**DATASET EXTRACT:**

--- --- ---

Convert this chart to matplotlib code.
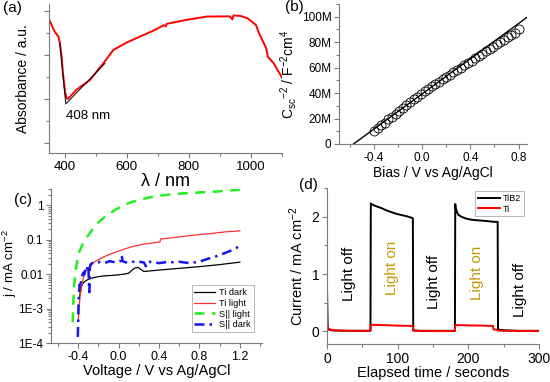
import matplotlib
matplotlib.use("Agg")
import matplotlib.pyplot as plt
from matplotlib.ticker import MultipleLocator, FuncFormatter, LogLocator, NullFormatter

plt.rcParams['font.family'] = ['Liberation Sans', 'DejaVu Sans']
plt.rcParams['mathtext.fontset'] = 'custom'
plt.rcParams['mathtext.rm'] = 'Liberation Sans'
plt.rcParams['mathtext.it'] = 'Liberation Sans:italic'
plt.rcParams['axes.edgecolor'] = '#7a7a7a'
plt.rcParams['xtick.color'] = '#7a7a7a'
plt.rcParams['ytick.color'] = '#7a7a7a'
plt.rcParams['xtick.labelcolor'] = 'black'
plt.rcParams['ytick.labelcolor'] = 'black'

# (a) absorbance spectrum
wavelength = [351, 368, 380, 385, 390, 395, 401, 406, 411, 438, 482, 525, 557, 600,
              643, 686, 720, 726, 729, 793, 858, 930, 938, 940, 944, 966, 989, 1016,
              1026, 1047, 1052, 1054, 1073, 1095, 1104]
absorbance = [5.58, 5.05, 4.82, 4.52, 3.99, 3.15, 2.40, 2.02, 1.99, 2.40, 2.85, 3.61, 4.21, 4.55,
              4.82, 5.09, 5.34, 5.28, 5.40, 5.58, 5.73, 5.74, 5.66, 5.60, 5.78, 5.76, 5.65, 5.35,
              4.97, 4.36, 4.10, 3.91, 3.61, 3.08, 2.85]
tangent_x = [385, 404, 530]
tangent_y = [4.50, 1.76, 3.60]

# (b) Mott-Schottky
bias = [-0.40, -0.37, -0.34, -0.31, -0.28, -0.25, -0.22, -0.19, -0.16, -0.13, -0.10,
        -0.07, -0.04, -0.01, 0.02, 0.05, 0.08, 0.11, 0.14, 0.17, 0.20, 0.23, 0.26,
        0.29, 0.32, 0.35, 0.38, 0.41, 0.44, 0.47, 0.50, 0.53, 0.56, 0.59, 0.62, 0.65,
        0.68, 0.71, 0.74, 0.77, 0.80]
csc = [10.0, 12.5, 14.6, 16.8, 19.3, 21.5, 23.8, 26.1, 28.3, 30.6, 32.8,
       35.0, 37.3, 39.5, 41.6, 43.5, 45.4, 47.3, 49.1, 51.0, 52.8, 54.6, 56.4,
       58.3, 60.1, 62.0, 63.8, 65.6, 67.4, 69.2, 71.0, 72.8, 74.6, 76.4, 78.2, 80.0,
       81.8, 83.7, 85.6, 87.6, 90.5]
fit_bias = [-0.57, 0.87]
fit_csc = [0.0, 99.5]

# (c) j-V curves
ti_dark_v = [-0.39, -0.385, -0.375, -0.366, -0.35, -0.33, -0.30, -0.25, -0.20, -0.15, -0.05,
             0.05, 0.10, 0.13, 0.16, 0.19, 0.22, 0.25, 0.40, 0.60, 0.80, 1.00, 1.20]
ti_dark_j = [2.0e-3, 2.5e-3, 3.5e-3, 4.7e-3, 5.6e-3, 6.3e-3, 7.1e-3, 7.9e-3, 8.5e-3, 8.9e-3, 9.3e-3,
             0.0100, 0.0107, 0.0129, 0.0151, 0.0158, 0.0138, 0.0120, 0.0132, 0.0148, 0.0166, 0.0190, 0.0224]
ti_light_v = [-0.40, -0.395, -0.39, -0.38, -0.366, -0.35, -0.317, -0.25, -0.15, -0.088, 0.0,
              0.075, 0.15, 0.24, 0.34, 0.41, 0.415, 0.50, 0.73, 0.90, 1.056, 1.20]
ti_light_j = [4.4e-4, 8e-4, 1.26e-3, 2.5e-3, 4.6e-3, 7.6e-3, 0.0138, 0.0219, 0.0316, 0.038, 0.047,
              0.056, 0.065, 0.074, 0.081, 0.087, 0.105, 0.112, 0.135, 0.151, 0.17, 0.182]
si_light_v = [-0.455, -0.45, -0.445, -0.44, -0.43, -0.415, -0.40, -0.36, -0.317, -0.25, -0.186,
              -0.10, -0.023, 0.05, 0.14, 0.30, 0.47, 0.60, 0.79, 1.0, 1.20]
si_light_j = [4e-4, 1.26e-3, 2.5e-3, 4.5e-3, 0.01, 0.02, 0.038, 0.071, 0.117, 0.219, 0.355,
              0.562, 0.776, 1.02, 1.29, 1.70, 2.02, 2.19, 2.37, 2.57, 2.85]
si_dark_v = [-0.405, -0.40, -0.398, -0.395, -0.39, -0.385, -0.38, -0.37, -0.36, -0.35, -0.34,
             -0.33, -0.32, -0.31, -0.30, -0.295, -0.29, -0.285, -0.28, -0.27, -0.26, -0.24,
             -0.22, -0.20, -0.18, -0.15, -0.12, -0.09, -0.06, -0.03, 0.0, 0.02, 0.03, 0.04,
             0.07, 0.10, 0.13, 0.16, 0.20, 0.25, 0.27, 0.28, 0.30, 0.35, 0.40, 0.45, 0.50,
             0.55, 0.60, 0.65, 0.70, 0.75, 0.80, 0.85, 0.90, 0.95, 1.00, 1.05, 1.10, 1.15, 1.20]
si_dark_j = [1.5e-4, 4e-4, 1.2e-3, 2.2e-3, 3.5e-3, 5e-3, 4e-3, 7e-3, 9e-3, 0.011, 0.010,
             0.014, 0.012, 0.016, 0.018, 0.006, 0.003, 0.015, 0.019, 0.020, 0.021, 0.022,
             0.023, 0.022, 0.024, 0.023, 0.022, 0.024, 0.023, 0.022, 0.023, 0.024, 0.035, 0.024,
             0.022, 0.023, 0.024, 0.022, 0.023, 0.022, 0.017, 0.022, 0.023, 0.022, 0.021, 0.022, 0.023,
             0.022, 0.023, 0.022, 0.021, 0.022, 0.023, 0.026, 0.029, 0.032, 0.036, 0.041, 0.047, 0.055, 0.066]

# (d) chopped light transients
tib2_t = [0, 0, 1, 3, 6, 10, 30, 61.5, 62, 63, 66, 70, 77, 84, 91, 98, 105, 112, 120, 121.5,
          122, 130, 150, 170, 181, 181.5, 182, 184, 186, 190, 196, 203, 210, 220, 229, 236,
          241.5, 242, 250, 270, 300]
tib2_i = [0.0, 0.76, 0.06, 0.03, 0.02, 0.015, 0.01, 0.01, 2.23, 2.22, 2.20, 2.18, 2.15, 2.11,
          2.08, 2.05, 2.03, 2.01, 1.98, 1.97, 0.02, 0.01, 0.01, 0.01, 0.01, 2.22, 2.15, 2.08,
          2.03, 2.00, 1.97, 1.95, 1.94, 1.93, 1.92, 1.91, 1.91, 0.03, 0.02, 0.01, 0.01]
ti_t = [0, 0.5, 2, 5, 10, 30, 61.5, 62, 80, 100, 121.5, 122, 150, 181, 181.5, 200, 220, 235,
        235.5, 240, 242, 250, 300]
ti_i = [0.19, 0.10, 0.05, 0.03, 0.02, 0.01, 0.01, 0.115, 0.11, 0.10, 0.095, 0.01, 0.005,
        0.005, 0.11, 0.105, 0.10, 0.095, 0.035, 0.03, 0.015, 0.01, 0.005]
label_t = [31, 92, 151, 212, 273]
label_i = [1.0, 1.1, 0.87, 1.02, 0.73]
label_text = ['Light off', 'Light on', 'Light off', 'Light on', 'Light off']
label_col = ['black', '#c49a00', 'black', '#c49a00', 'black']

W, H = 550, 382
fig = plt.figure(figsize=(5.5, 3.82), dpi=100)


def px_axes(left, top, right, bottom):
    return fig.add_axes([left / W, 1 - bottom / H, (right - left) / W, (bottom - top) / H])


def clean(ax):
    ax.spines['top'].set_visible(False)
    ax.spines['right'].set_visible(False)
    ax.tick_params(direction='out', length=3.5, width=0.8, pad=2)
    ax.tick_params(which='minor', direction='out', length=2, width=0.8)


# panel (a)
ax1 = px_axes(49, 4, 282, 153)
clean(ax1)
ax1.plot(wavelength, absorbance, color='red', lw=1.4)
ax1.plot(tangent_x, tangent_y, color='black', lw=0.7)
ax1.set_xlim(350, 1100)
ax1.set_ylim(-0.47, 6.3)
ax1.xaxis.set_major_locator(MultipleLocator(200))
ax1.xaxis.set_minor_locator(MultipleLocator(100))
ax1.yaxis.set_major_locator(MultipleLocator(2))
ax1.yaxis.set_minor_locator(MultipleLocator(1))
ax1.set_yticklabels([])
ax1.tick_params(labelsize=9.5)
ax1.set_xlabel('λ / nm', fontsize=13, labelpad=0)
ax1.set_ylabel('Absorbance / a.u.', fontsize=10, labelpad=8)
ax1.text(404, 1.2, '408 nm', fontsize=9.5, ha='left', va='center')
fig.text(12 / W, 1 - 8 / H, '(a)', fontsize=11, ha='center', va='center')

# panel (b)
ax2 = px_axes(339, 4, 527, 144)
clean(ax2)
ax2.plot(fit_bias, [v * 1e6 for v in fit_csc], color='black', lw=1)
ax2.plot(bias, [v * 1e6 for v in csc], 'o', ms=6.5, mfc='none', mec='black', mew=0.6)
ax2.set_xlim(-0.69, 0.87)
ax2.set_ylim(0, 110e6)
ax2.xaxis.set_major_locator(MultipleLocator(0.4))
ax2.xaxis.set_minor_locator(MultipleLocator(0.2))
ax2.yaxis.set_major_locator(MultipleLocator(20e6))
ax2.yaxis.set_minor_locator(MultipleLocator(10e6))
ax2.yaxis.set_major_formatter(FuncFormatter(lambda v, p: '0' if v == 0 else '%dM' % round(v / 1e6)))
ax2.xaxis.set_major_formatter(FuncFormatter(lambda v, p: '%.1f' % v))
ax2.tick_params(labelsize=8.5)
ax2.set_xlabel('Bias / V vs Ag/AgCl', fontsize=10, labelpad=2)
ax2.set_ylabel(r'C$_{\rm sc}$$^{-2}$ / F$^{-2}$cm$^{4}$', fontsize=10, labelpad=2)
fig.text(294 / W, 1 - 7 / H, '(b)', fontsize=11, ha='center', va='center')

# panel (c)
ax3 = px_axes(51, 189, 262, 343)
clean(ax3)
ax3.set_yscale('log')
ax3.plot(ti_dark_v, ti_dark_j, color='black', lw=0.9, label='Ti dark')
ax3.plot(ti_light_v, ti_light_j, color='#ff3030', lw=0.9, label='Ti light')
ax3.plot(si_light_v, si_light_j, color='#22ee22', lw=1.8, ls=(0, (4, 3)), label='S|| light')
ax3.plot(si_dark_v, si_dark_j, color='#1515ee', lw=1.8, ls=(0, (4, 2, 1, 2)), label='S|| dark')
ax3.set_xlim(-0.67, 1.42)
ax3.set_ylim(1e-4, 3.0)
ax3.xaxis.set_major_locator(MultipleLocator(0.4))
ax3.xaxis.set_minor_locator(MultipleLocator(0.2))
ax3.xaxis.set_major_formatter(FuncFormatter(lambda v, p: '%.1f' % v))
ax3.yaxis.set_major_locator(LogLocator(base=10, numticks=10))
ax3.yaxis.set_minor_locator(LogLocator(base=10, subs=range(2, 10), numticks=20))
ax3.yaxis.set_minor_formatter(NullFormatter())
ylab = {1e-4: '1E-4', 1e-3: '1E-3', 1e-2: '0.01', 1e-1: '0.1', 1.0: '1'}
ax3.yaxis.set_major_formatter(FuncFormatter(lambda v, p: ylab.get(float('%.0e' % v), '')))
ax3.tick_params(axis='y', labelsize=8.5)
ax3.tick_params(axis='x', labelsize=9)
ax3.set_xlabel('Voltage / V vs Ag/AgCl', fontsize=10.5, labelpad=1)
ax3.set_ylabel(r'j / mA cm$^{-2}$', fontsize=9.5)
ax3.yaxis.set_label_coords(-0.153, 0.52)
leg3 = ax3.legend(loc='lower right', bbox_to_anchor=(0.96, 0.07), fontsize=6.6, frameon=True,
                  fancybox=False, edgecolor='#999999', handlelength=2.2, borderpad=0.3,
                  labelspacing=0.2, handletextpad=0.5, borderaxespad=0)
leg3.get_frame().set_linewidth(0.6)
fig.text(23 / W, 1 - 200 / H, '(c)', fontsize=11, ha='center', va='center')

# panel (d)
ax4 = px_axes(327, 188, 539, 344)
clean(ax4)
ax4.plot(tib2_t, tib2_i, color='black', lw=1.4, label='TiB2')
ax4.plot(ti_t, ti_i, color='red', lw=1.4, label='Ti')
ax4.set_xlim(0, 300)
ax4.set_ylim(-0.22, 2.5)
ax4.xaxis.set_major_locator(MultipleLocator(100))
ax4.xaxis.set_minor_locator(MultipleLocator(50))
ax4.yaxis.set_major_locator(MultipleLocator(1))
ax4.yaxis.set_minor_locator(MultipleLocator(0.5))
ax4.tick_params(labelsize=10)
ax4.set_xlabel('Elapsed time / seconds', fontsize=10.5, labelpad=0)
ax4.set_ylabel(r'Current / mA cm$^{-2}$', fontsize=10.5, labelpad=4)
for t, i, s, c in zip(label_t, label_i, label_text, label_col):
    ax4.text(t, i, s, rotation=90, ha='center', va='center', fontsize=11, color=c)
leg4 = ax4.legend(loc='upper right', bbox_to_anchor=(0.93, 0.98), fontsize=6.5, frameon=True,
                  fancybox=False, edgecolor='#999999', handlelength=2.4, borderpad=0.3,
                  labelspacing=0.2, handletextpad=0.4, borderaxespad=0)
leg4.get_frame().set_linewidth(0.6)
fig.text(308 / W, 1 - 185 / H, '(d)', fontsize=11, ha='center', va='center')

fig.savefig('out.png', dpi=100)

--- --- ---

**INSTRUCTIONS TO FOLLOW:** Every line from the start of the listing above through the line with "tangent_y = [4.50, 1.76, 3.60]" should be repeated exactly; skip the pictures and add nothing else.

**ANSWER FOR THE TASK:**
Convert this chart to matplotlib code.
import matplotlib
matplotlib.use("Agg")
import matplotlib.pyplot as plt
from matplotlib.ticker import MultipleLocator, FuncFormatter, LogLocator, NullFormatter

plt.rcParams['font.family'] = ['Liberation Sans', 'DejaVu Sans']
plt.rcParams['mathtext.fontset'] = 'custom'
plt.rcParams['mathtext.rm'] = 'Liberation Sans'
plt.rcParams['mathtext.it'] = 'Liberation Sans:italic'
plt.rcParams['axes.edgecolor'] = '#7a7a7a'
plt.rcParams['xtick.color'] = '#7a7a7a'
plt.rcParams['ytick.color'] = '#7a7a7a'
plt.rcParams['xtick.labelcolor'] = 'black'
plt.rcParams['ytick.labelcolor'] = 'black'

# (a) absorbance spectrum
wavelength = [351, 368, 380, 385, 390, 395, 401, 406, 411, 438, 482, 525, 557, 600,
              643, 686, 720, 726, 729, 793, 858, 930, 938, 940, 944, 966, 989, 1016,
              1026, 1047, 1052, 1054, 1073, 1095, 1104]
absorbance = [5.58, 5.05, 4.82, 4.52, 3.99, 3.15, 2.40, 2.02, 1.99, 2.40, 2.85, 3.61, 4.21, 4.55,
              4.82, 5.09, 5.34, 5.28, 5.40, 5.58, 5.73, 5.74, 5.66, 5.60, 5.78, 5.76, 5.65, 5.35,
              4.97, 4.36, 4.10, 3.91, 3.61, 3.08, 2.85]
tangent_x = [385, 404, 530]
tangent_y = [4.50, 1.76, 3.60]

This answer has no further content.